Muchas de esas nuevas normas que acaban por incorporarse al derecho natural podemos verlas surgir o manifestarse con mayor claridad en el momento álgido de los ciclos históricos más progresistas, como sucedió, por ejemplo, durante la Revolución Francesa. Es en esos momentos, a menudo convulsos, cuando aparecen nuevos valores acerca de la justicia que con el tiempo acabarán por convertirse en materia de consenso social, correspondiendo a la filosofía alentar y acompañar estas ideas para proporcionarles una forma coherente y duradera.

Queda claro, por tanto, que ya sea participando en el progreso social o en el desarrollo de la filosofía está siempre en nuestra mano elevar el nivel de las normas consideradas como derechos naturales del ser humano. Está siempre en nuestra mano dar un paso más para acabar definitivamente con cualquier tipo de esclavitud, con los estamentos y las clases sociales, con las desigualdades, con la riqueza y con la miseria, con las guerras, con la destrucción de nuestro entorno y de nuestra salud o con la negación de nuestra inteligencia y de nuestra memoria. Acabar, en definitiva, con cualquier tipo de indignidad existente en nuestro mundo.

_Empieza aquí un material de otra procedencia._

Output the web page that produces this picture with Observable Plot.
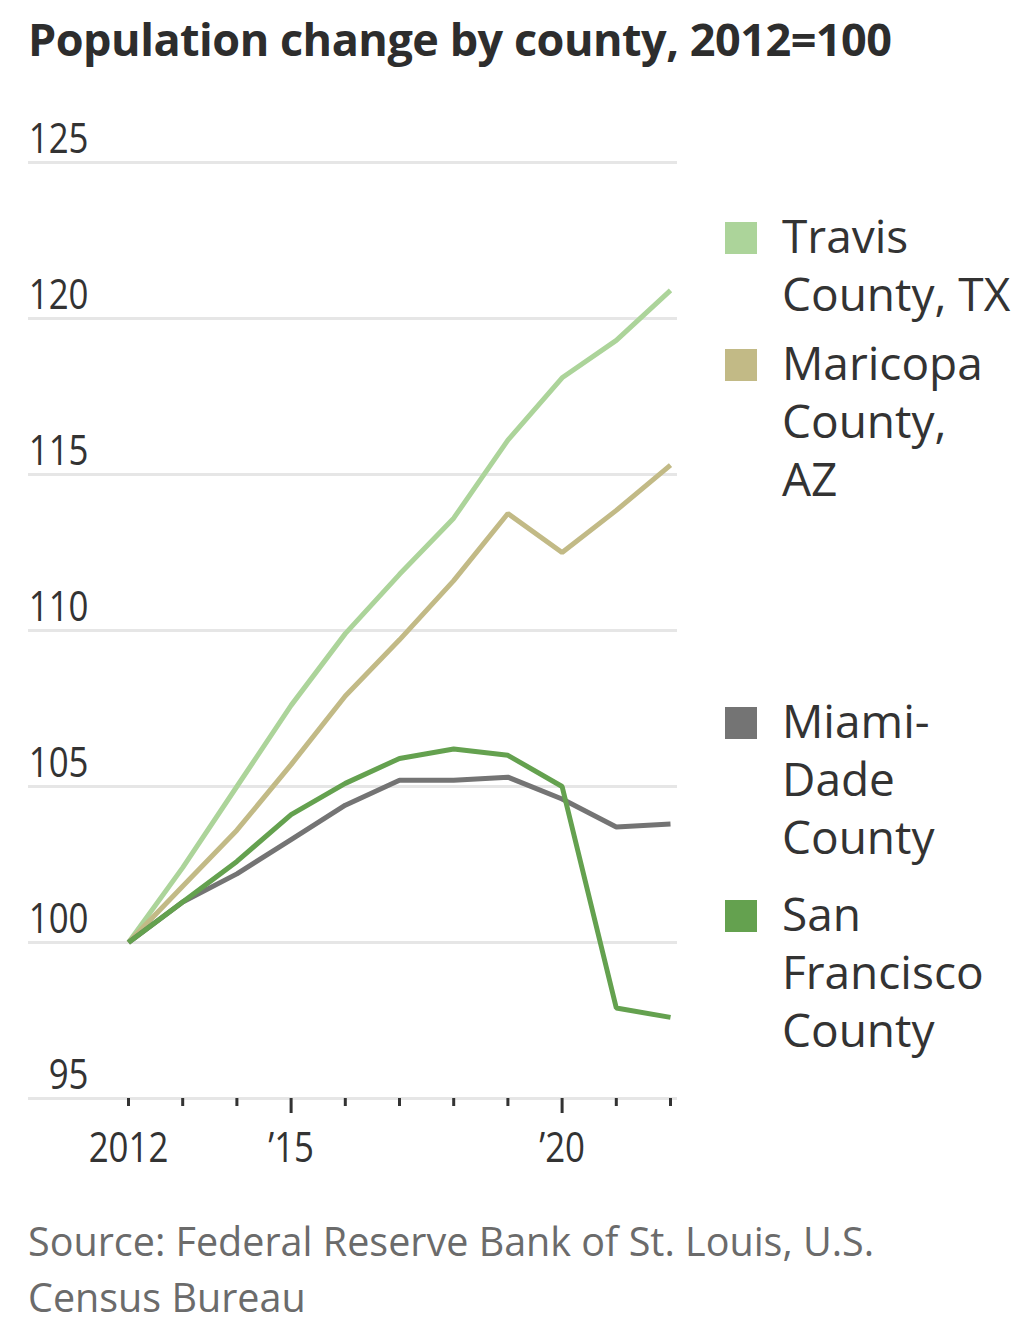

Practiquemos o no el juego de pelota, estemos o no reunidos en un humilde pabellón deportivo, hierva o no en nuestra sangre el espíritu ilustrado y revolucionario de antaño, lo cierto es que todos deberíamos comprometernos en un nuevo juramento colectivo. Todos deberíamos unirnos para formular y defender la creación de nuevos y más elevados derechos. Unos derechos que lleguen a poseer un alcance universal e imperecedero y que sean considerados, desde ese momento y ya para siempre, como derechos naturales e imprescriptibles de todo ser humano.